Restatements and the Collapse
The mounting pressure from the media, regulators, and a growing number of skeptical investors forced Enron to confront its accounting irregularities. The eventual outcome was a cascade of financial restatements that revealed the true extent of the company’s losses.
- Massive Financial Restatements: In late 2001, Enron announced it would restate its financial results for previous years, admitting to billions of dollars in accounting errors. This confession immediately shattered investor confidence.
- Stock Price Plummet: The revelation of these accounting discrepancies sent Enron’s stock price into a freefall. What was once a darling of Wall Street became a pariah, trading at pennies on the dollar.
- Bankruptcy Filing: Facing an insurmountable debt burden and a complete loss of credibility, Enron filed for Chapter 11 bankruptcy protection on December 2, 2001. This marked the largest corporate bankruptcy in U.S. history at the time.

The Aftermath: Legal Ramifications and Lasting Impact
The Enron scandal had profound and far-reaching consequences, leading to significant legal actions and fundamentally altering the landscape of corporate governance and financial regulation.
- Criminal Prosecutions: Numerous Enron executives, including Kenneth Lay, Jeffrey Skilling, and Andrew Fastow, faced criminal charges for their roles in the fraud. While some convictions were overturned or reduced, the legal fallout was extensive, serving as a stark warning to corporate leaders.
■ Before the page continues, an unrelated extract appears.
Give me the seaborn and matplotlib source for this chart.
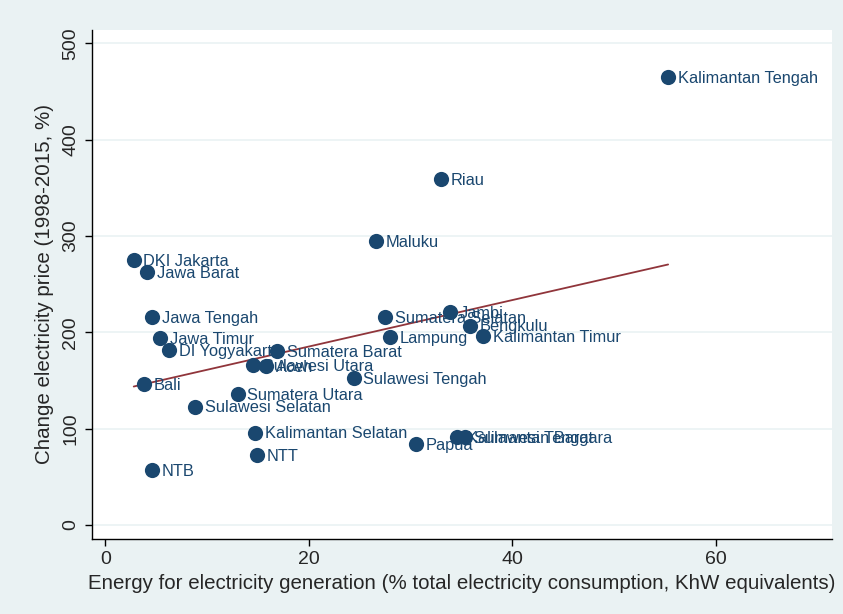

- Sarbanes-Oxley Act of 2002: The Enron scandal, along with other corporate scandals of the era (e.g., WorldCom, Tyco), directly led to the passage of the Sarbanes-Oxley Act (SOX) in 2002. SOX significantly strengthened corporate governance rules, enhanced auditor independence, and increased accountability for corporate executives and boards of directors.
- Loss of Investor Confidence and Pension Devastation: The collapse of Enron resulted in the loss of billions of dollars for shareholders, many of whom were ordinary investors and pension funds. Employees saw their life savings, tied up in Enron stock and pensions, vanish overnight, a tragic human cost of corporate malfeasance.
Enron’s story remains a potent reminder of the dangers of unchecked ambition, the seductive allure of financial engineering, and the critical importance of ethical leadership and robust oversight. The lessons learned from Enron’s spectacular downfall continue to shape how we understand and regulate the world of business finance, emphasizing transparency, integrity, and accountability as the true cornerstones of sustainable corporate success.